9. LEGAL MATTERS: To the fullest extent provided by law, Seller shall indemnify, defend and hold harmless Buyer from and against all demands, claims, losses, liens and liabilities of whatever kind or nature, including attorneys' fees and costs (collectively a "claim"), incurred by or asserted against Buyer arising from or related in any way to the acts, omissions or breaches of Seller or those for whom Seller is responsible. The prevailing party to any legal action arising out of this Order shall be entitled to recover attorneys' fees and other costs it incurred in bringing such action.

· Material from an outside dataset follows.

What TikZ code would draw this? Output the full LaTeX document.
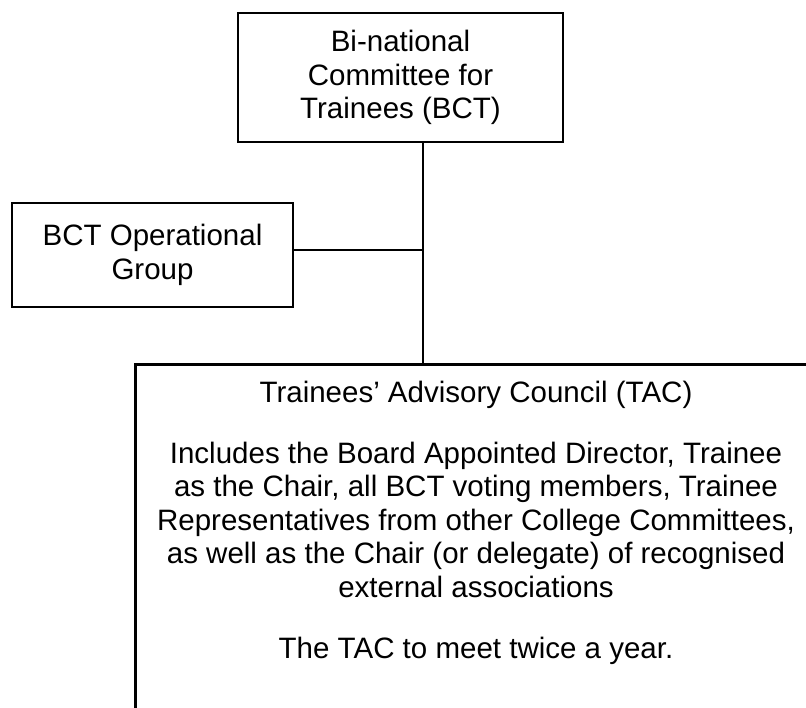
\documentclass[tikz,border=0pt]{standalone}
\usepackage{fontspec}
\setmainfont{Liberation Sans}
\begin{document}
\begin{tikzpicture}[x=1pt,y=-1pt,
  orgbox/.style={draw=black, line width=2.7pt, align=center, inner sep=0pt,
    font=\fontsize{29.5}{33.6}\selectfont},
  orgtext/.style={align=center, inner sep=0pt, font=\fontsize{29.5}{33.6}\selectfont},
  link/.style={draw=black, line width=1.3pt}]
\clip (0,0) rectangle (806,707);
\useasboundingbox (0,0) rectangle (806,707);
\node[orgbox, minimum width=325pt, minimum height=129pt] (bct) at (400.5,77.5)
  {Bi-national\\Committee for\\Trainees (BCT)};
\node[orgbox, minimum width=281pt, minimum height=104pt] (ops) at (152.5,255)
  {BCT Operational\\Group};
\node[orgbox, minimum width=684pt, minimum height=600pt, anchor=north west] (tac) at (134,363) {};
\node[orgtext, anchor=base] (tactext) at (476,658.4)
  {Trainees’ Advisory Council (TAC)\\[27.4pt]
   Includes the Board Appointed Director, Trainee\\
   as the Chair, all BCT voting members, Trainee\\
   Representatives from other College Committees,\\
   as well as the Chair (or delegate) of recognised\\
   external associations\\[27.4pt]
   The TAC to meet twice a year.};
\coordinate (j) at (423,250);
\draw[link] (bct.south -| j) -- (tac.north -| j);
\draw[link] (ops.east |- j) -- (j);
\end{tikzpicture}
\end{document}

10. DEPOSIT. In the event this Order is cancelled for good cause, Seller shall return any deposit made by Buyer to Seller within three (3) business days of the same. In the event this Order is cancelled for any reason without good cause but prior to Seller's manufacture of custom goods, Seller shall be entitled to retain half of the Deposit. In all other cases of cancellation, Seller shall be entitled to retain the Deposit. Buyer hereby retains a security interest in any Deposit made with respect to the goods or services to be delivered hereunder, together with the proceeds from the sale or other disposition thereof, until Seller has satisfied its obligation hereunder. Seller shall, upon request of Buyer, execute all documents and financing statement necessary to perfect such security interest.